• WHAT IS REQUIRED
Drop every picture. Then return, exactly, the lines from the beginning of the listing below through the one containing "p.yaxis.major_label_standoff = 7".

• DATASET EXTRACT
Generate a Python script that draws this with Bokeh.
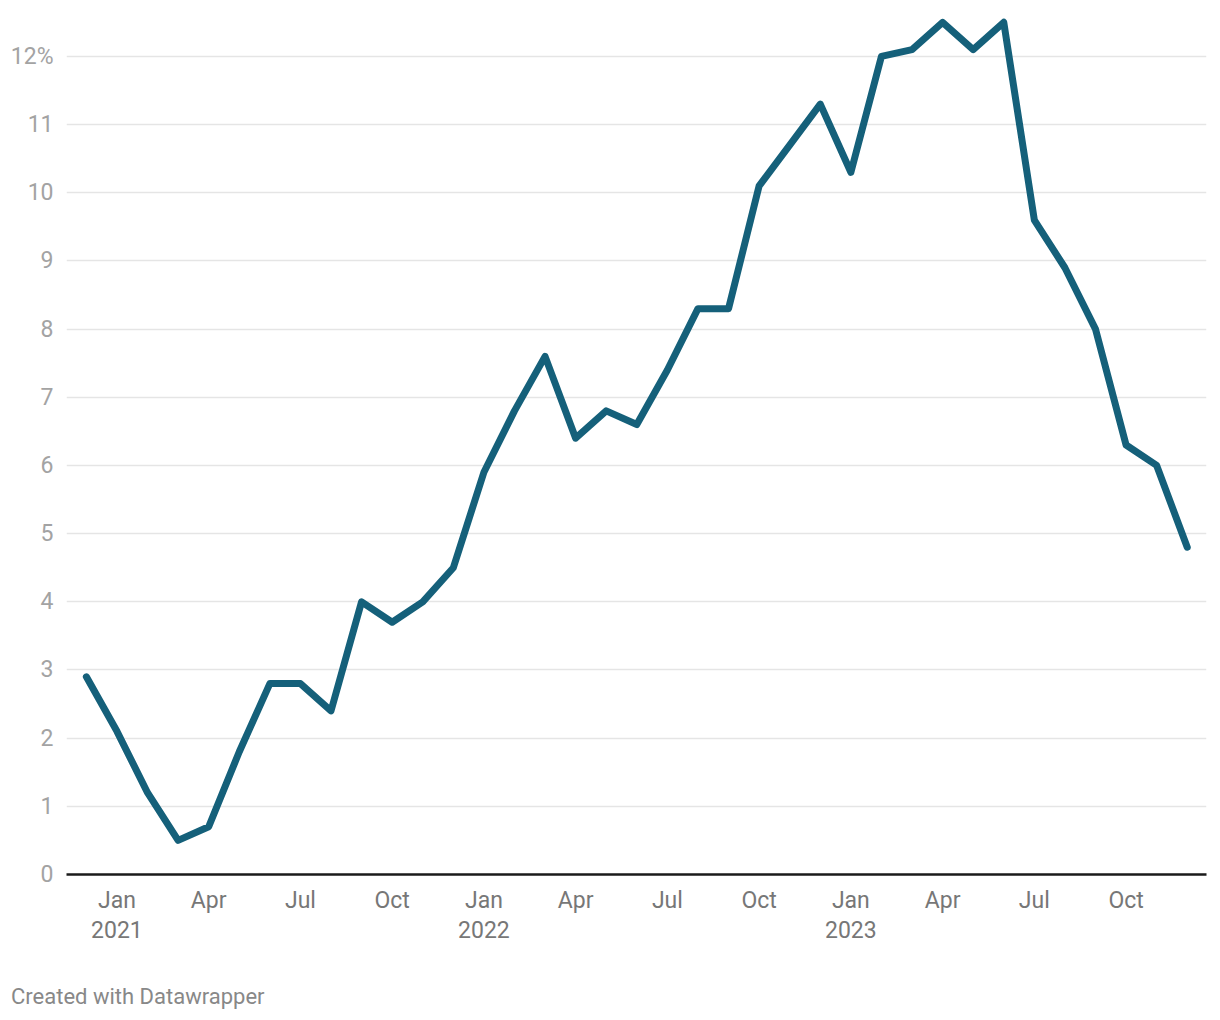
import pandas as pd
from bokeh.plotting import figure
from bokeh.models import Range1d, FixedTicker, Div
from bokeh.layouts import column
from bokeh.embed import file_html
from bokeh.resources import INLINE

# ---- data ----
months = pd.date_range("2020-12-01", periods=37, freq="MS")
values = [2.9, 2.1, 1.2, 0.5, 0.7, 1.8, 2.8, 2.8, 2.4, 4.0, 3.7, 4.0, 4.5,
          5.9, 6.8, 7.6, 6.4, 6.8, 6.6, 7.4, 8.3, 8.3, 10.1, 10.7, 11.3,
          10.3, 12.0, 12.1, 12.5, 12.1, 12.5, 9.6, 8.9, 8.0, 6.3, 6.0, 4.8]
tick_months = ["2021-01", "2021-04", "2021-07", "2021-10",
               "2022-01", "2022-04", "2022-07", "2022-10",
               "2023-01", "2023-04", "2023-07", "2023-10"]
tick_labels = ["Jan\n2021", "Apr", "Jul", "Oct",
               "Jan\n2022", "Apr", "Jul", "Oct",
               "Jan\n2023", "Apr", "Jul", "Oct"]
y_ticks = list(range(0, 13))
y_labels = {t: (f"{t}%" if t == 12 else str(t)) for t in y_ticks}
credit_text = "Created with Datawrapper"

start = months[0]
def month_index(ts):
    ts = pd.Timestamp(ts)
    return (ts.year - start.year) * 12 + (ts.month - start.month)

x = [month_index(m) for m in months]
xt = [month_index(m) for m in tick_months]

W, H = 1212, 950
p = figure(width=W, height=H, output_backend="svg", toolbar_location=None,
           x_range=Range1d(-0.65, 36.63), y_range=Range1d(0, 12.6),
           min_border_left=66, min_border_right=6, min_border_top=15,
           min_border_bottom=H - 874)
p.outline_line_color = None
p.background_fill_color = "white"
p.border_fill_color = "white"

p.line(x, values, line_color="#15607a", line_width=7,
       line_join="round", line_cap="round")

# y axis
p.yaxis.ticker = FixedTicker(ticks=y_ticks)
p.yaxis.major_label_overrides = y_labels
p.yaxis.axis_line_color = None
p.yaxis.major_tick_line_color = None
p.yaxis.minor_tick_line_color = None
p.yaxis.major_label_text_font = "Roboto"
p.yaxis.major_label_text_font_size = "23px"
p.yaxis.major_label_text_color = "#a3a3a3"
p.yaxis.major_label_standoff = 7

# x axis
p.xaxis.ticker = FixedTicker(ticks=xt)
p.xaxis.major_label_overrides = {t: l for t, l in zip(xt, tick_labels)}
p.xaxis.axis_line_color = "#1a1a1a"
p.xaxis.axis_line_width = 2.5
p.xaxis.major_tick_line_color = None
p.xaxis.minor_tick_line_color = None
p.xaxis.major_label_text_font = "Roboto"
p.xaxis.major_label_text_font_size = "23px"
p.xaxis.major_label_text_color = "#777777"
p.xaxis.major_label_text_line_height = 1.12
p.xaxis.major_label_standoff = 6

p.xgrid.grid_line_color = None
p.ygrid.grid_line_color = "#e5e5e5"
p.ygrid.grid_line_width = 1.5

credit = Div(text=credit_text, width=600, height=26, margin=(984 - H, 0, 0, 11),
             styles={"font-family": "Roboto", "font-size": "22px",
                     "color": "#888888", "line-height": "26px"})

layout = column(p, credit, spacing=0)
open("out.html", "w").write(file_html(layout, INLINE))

• RESULT FOR THIS TASK
Generate a Python script that draws this with Bokeh.
import pandas as pd
from bokeh.plotting import figure
from bokeh.models import Range1d, FixedTicker, Div
from bokeh.layouts import column
from bokeh.embed import file_html
from bokeh.resources import INLINE

# ---- data ----
months = pd.date_range("2020-12-01", periods=37, freq="MS")
values = [2.9, 2.1, 1.2, 0.5, 0.7, 1.8, 2.8, 2.8, 2.4, 4.0, 3.7, 4.0, 4.5,
          5.9, 6.8, 7.6, 6.4, 6.8, 6.6, 7.4, 8.3, 8.3, 10.1, 10.7, 11.3,
          10.3, 12.0, 12.1, 12.5, 12.1, 12.5, 9.6, 8.9, 8.0, 6.3, 6.0, 4.8]
tick_months = ["2021-01", "2021-04", "2021-07", "2021-10",
               "2022-01", "2022-04", "2022-07", "2022-10",
               "2023-01", "2023-04", "2023-07", "2023-10"]
tick_labels = ["Jan\n2021", "Apr", "Jul", "Oct",
               "Jan\n2022", "Apr", "Jul", "Oct",
               "Jan\n2023", "Apr", "Jul", "Oct"]
y_ticks = list(range(0, 13))
y_labels = {t: (f"{t}%" if t == 12 else str(t)) for t in y_ticks}
credit_text = "Created with Datawrapper"

start = months[0]
def month_index(ts):
    ts = pd.Timestamp(ts)
    return (ts.year - start.year) * 12 + (ts.month - start.month)

x = [month_index(m) for m in months]
xt = [month_index(m) for m in tick_months]

W, H = 1212, 950
p = figure(width=W, height=H, output_backend="svg", toolbar_location=None,
           x_range=Range1d(-0.65, 36.63), y_range=Range1d(0, 12.6),
           min_border_left=66, min_border_right=6, min_border_top=15,
           min_border_bottom=H - 874)
p.outline_line_color = None
p.background_fill_color = "white"
p.border_fill_color = "white"

p.line(x, values, line_color="#15607a", line_width=7,
       line_join="round", line_cap="round")

# y axis
p.yaxis.ticker = FixedTicker(ticks=y_ticks)
p.yaxis.major_label_overrides = y_labels
p.yaxis.axis_line_color = None
p.yaxis.major_tick_line_color = None
p.yaxis.minor_tick_line_color = None
p.yaxis.major_label_text_font = "Roboto"
p.yaxis.major_label_text_font_size = "23px"
p.yaxis.major_label_text_color = "#a3a3a3"
p.yaxis.major_label_standoff = 7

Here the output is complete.